На присланной в Центр фотокопии этой выдержки из «Белой книги» резидентурой была сделана приписка: «Известно, что д-р Хаймзот был убит примерно 20–22 марта 1934 г. Тело доктора матери выдано не было, так как, вероятно, было сильно изуродовано… Какие мерзавцы и сволочи — убили человека и еще издеваются над бедной матерью. Надеюсь, настанет час расплаты для этих убийц!»
Судьбы фон Поссанера и д-ра Хаймзота достойны сожаления. В архивах сохранилась справка по итогам работы берлинской резидентуры, составленная в 1933 году. «Учитывая возможность прихода к власти национал-социалистов и колоссальную активность, проявленную этой партией за последние два года, — говорится в справке, — нами были приняты решительные меры для получения осведомления внутри партии. Первым был брошен на эту работу агент А/270, но потерпел неудачу, не сумев укрепить своего положения в партии. Причинами этому послужили как характер агента, так и его прошлые грехи перед партией. Все же ему удалось благодаря своим связям добыть материалы, освещающие структуру партии, и характеристики ее отдельных руководящих работников…» Источник А/331 «дал целый ряд исключительно ценных материалов о работе аппарата партии и характеристики отдельных лиц. Этими двумя источниками был также выявлен аппарат разведки партии и его прикрытие».
23. Командировка в Берлин
17 мая 1939 г. в Москве был арестован управляющий трестом «Бюробин» (Бюро по обслуживанию иностранных представительств) Александр Матвеевич Добров. Ему было предъявлено обвинение в шпионской деятельности в пользу германской и английской разведок. Следствие длилось год и закончилось 19 июня 1940 г. вынесением приговора — к расстрелу. Так погиб один из талантливых негласных сотрудников Иностранного отдела ОГПУ.
В основу обвинения следствие положило два имевших место факта: неофициальная встреча Доброва в 1931 году в Берлине с руководством национал-социалистской партии и установление им в том же году связи с английской разведкой. Вокруг этих фактов следователями была сфабрикована внешне довольно складная история «падения» советского гражданина. Сочинить ее было несложно, имея в виду, что Александр Матвеевич учился в Швейцарии, работал там же, затем — в Германии, имел широкие связи в немецких деловых кругах.

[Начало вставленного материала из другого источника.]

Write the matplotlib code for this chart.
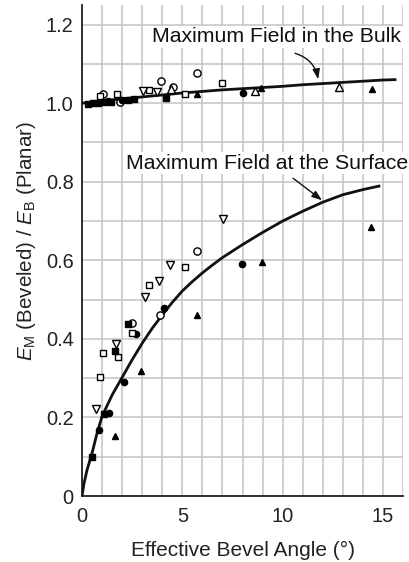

На закрытом заседании Военной коллегии Верховного Суда СССР, состоявшемся 19 июня 1940 г. под председательством армвоенюриста Ульриха, Добров виновным себя не признал и показал, что шпионской деятельности против СССР не проводил, а был честным советским разведчиком. Правда, на предварительном следствии от него сумели добиться «признания» в результате избиений.